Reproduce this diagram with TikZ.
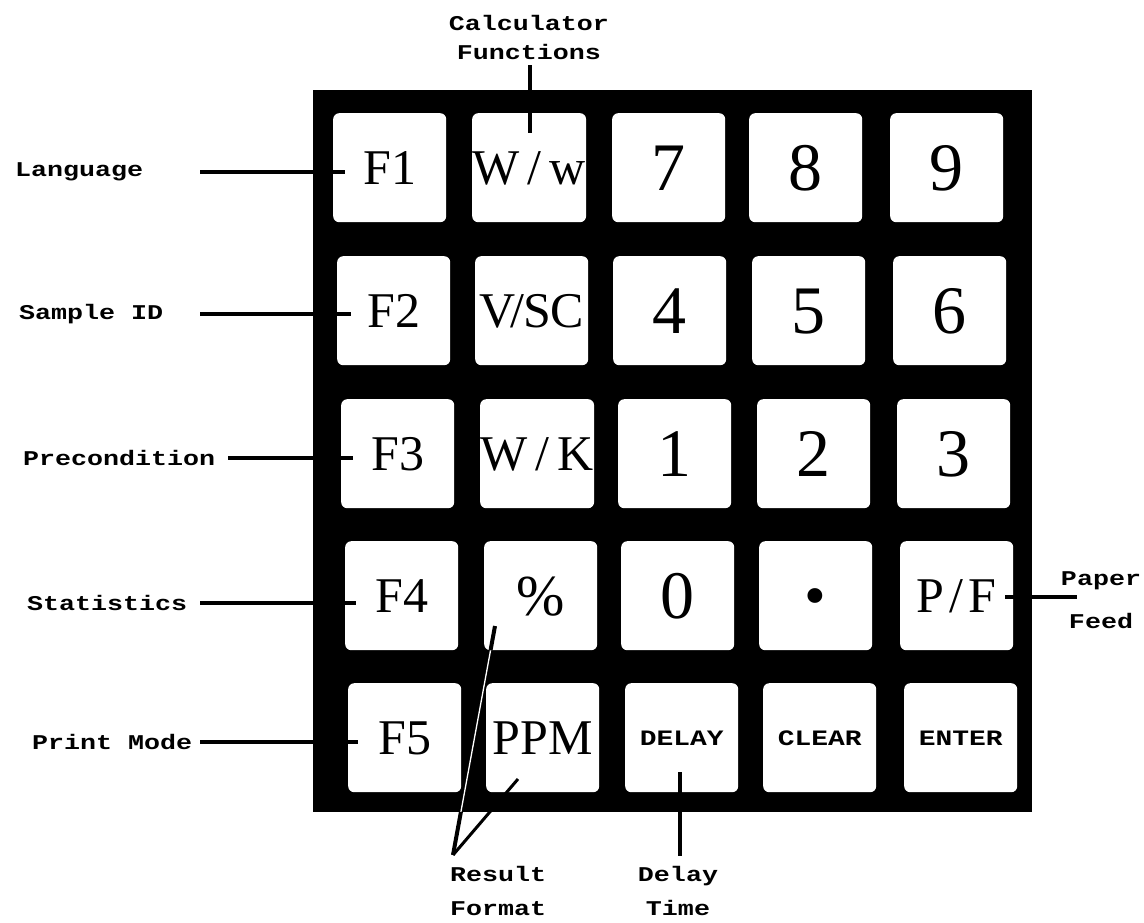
\documentclass[tikz,border=0pt]{standalone}
\usepackage{fontspec}
\usetikzlibrary{calc}
\newfontfamily\lblfont[FakeStretch=1.27]{Liberation Mono}
\newfontfamily\keyfont{Liberation Serif}
\begin{document}
\begin{tikzpicture}[x=1pt,y=-1pt,
  lbl/.style={font=\lblfont\bfseries\fontsize{21}{29}\selectfont, inner sep=0pt, align=center},
  keybox/.style={fill=white, rounded corners=6pt, minimum width=113pt, minimum height=109pt,
    inner sep=0pt, anchor=north west, text height=33pt, text depth=0pt,
    font=\keyfont\fontsize{50}{50}\selectfont},
  digitkey/.style={keybox, text height=46pt, font=\keyfont\fontsize{68}{68}\selectfont},
  pctkey/.style={keybox, text height=39pt, font=\keyfont\fontsize{58}{58}\selectfont},
  dotkey/.style={keybox, text height=42pt, font=\keyfont\fontsize{62}{62}\selectfont},
  wordkey/.style={keybox, text height=15pt, font=\lblfont\bfseries\fontsize{22}{22}\selectfont},
  leader/.style={line width=3.6pt},
  core/.style={white, line width=1.3pt}
]
\useasboundingbox (0,0) rectangle (1144,922);
\fill[white] (0,0) rectangle (1144,922);

% keypad body
\fill[black] (313,90) rectangle (1032,812);

% the "Result Format" leader to the % key shows as a thin white line on the body
\coordinate (rfApex) at (453,855);
\coordinate (rfPct)  at (495,626);
\draw[core] (rfApex) -- (rfPct);

% row 1
\node[keybox]   (k11) at (333,113) {F1};
\node[keybox]   (k12) at (472,113) {W\,/\,w};
\node[digitkey] (k13) at (612,113) {7};
\node[digitkey] (k14) at (749,113) {8};
\node[digitkey] (k15) at (890,113) {9};
% row 2
\node[keybox]   (k21) at (337,256) {F2};
\node[keybox]   (k22) at (475,256) {V\kern-5pt/\kern-1pt SC};
\node[digitkey] (k23) at (613,256) {4};
\node[digitkey] (k24) at (752,256) {5};
\node[digitkey] (k25) at (893,256) {6};
% row 3
\node[keybox]   (k31) at (341,399) {F3};
\node[keybox]   (k32) at (480,399) {W\,/\,K};
\node[digitkey] (k33) at (618,399) {1};
\node[digitkey] (k34) at (757,399) {2};
\node[digitkey] (k35) at (897,399) {3};
% row 4
\node[keybox]   (k41) at (345,541) {F4};
\node[pctkey]   (k42) at (484,541) {\%};
\node[digitkey] (k43) at (621,541) {0};
\node[dotkey]   (k44) at (759,541) {•};
\node[keybox]   (k45) at (900,541) {P\kern5pt/\kern5pt F};
% row 5
\node[keybox]   (k51) at (348,683) {F5};
\node[keybox]   (k52) at (486,683) {PPM};
\node[wordkey]  (k53) at (625,683) {DELAY};
\node[wordkey]  (k54) at (763,683) {CLEAR};
\node[wordkey]  (k55) at (904,683) {ENTER};

% left-hand labels and their leaders
\node[lbl, anchor=west] (lang)  at (15,172) {Language};
\node[lbl, anchor=west] (samp)  at (19,314) {Sample ID};
\node[lbl, anchor=west] (prec)  at (23,458) {Precondition};
\node[lbl, anchor=west] (stat)  at (27,603) {Statistics};
\node[lbl, anchor=west] (pmode) at (32,742) {Print Mode};
\coordinate (langL)  at (200,172);
\coordinate (sampL)  at (200,314);
\coordinate (precL)  at (228,458);
\coordinate (statL)  at (200,603);
\coordinate (pmodeL) at (200,742);
\draw[leader] (langL)  -- ([xshift=12pt]langL -| k11.west);
\draw[leader] (sampL)  -- ([xshift=14pt]sampL -| k21.west);
\draw[leader] (precL)  -- ([xshift=12pt]precL -| k31.west);
\draw[leader] (statL)  -- ([xshift=11pt]statL -| k41.west);
\draw[leader] (pmodeL) -- ([xshift=10pt]pmodeL -| k51.west);

% top label
\node[lbl] (calc) at (529,37) {Calculator\\Functions};
\coordinate (calcB) at (530,65);
\draw[leader] (calcB) -- ($(k12.north west)+(58,20)$);

% right label
\node[lbl, font=\lblfont\bfseries\fontsize{21}{43}\selectfont] (paper) at (1101,600) {Paper\\Feed};
\coordinate (paperL) at (1077,597);
\draw[leader] ([xshift=-8pt]paperL -| k45.east) -- (paperL);

% bottom labels
\node[lbl, font=\lblfont\bfseries\fontsize{21}{34}\selectfont, align=left, anchor=north west] (rfmt) at (450,866) {Result\\Format};
\node[lbl, font=\lblfont\bfseries\fontsize{21}{34}\selectfont, anchor=north] (dtime) at (678,866) {Delay\\Time};
\begin{scope}
  % black only below the body and on the % key
  \clip (0,812) rectangle (1144,922) (k42.south west) rectangle (k42.north east);
  \draw[line width=4pt] (rfApex) -- (rfPct);
\end{scope}
\draw[line width=3pt] (rfApex) -- ($(k52.north west)+(32,96)$);
\coordinate (dtB) at (680,856);
\draw[leader] ($(k53.north west)+(55,89)$) -- (dtB);
\end{tikzpicture}
\end{document}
━━━━━━━━━━━━━━━━━━━━━━━━━━━━━━
Task instructions
Keep the pictures out of the copy and write out the data exactly as it stands.

The completed task
Reproduce this diagram with TikZ.
\documentclass[tikz,border=0pt]{standalone}
\usepackage{fontspec}
\usetikzlibrary{calc}
\newfontfamily\lblfont[FakeStretch=1.27]{Liberation Mono}
\newfontfamily\keyfont{Liberation Serif}
\begin{document}
\begin{tikzpicture}[x=1pt,y=-1pt,
  lbl/.style={font=\lblfont\bfseries\fontsize{21}{29}\selectfont, inner sep=0pt, align=center},
  keybox/.style={fill=white, rounded corners=6pt, minimum width=113pt, minimum height=109pt,
    inner sep=0pt, anchor=north west, text height=33pt, text depth=0pt,
    font=\keyfont\fontsize{50}{50}\selectfont},
  digitkey/.style={keybox, text height=46pt, font=\keyfont\fontsize{68}{68}\selectfont},
  pctkey/.style={keybox, text height=39pt, font=\keyfont\fontsize{58}{58}\selectfont},
  dotkey/.style={keybox, text height=42pt, font=\keyfont\fontsize{62}{62}\selectfont},
  wordkey/.style={keybox, text height=15pt, font=\lblfont\bfseries\fontsize{22}{22}\selectfont},
  leader/.style={line width=3.6pt},
  core/.style={white, line width=1.3pt}
]
\useasboundingbox (0,0) rectangle (1144,922);
\fill[white] (0,0) rectangle (1144,922);

% keypad body
\fill[black] (313,90) rectangle (1032,812);

% the "Result Format" leader to the % key shows as a thin white line on the body
\coordinate (rfApex) at (453,855);
\coordinate (rfPct)  at (495,626);
\draw[core] (rfApex) -- (rfPct);

% row 1
\node[keybox]   (k11) at (333,113) {F1};
\node[keybox]   (k12) at (472,113) {W\,/\,w};
\node[digitkey] (k13) at (612,113) {7};
\node[digitkey] (k14) at (749,113) {8};
\node[digitkey] (k15) at (890,113) {9};
% row 2
\node[keybox]   (k21) at (337,256) {F2};
\node[keybox]   (k22) at (475,256) {V\kern-5pt/\kern-1pt SC};
\node[digitkey] (k23) at (613,256) {4};
\node[digitkey] (k24) at (752,256) {5};
\node[digitkey] (k25) at (893,256) {6};
% row 3
\node[keybox]   (k31) at (341,399) {F3};
\node[keybox]   (k32) at (480,399) {W\,/\,K};
\node[digitkey] (k33) at (618,399) {1};
\node[digitkey] (k34) at (757,399) {2};
\node[digitkey] (k35) at (897,399) {3};
% row 4
\node[keybox]   (k41) at (345,541) {F4};
\node[pctkey]   (k42) at (484,541) {\%};
\node[digitkey] (k43) at (621,541) {0};
\node[dotkey]   (k44) at (759,541) {•};
\node[keybox]   (k45) at (900,541) {P\kern5pt/\kern5pt F};
% row 5
\node[keybox]   (k51) at (348,683) {F5};
\node[keybox]   (k52) at (486,683) {PPM};
\node[wordkey]  (k53) at (625,683) {DELAY};
\node[wordkey]  (k54) at (763,683) {CLEAR};
\node[wordkey]  (k55) at (904,683) {ENTER};

% left-hand labels and their leaders
\node[lbl, anchor=west] (lang)  at (15,172) {Language};
\node[lbl, anchor=west] (samp)  at (19,314) {Sample ID};
\node[lbl, anchor=west] (prec)  at (23,458) {Precondition};
\node[lbl, anchor=west] (stat)  at (27,603) {Statistics};
\node[lbl, anchor=west] (pmode) at (32,742) {Print Mode};
\coordinate (langL)  at (200,172);
\coordinate (sampL)  at (200,314);
\coordinate (precL)  at (228,458);
\coordinate (statL)  at (200,603);
\coordinate (pmodeL) at (200,742);
\draw[leader] (langL)  -- ([xshift=12pt]langL -| k11.west);
\draw[leader] (sampL)  -- ([xshift=14pt]sampL -| k21.west);
\draw[leader] (precL)  -- ([xshift=12pt]precL -| k31.west);
\draw[leader] (statL)  -- ([xshift=11pt]statL -| k41.west);
\draw[leader] (pmodeL) -- ([xshift=10pt]pmodeL -| k51.west);

% top label
\node[lbl] (calc) at (529,37) {Calculator\\Functions};
\coordinate (calcB) at (530,65);
\draw[leader] (calcB) -- ($(k12.north west)+(58,20)$);

% right label
\node[lbl, font=\lblfont\bfseries\fontsize{21}{43}\selectfont] (paper) at (1101,600) {Paper\\Feed};
\coordinate (paperL) at (1077,597);
\draw[leader] ([xshift=-8pt]paperL -| k45.east) -- (paperL);

% bottom labels
\node[lbl, font=\lblfont\bfseries\fontsize{21}{34}\selectfont, align=left, anchor=north west] (rfmt) at (450,866) {Result\\Format};
\node[lbl, font=\lblfont\bfseries\fontsize{21}{34}\selectfont, anchor=north] (dtime) at (678,866) {Delay\\Time};
\begin{scope}
  % black only below the body and on the % key
  \clip (0,812) rectangle (1144,922) (k42.south west) rectangle (k42.north east);
  \draw[line width=4pt] (rfApex) -- (rfPct);
\end{scope}
\draw[line width=3pt] (rfApex) -- ($(k52.north west)+(32,96)$);
\coordinate (dtB) at (680,856);
\draw[leader] ($(k53.north west)+(55,89)$) -- (dtB);
\end{tikzpicture}
\end{document}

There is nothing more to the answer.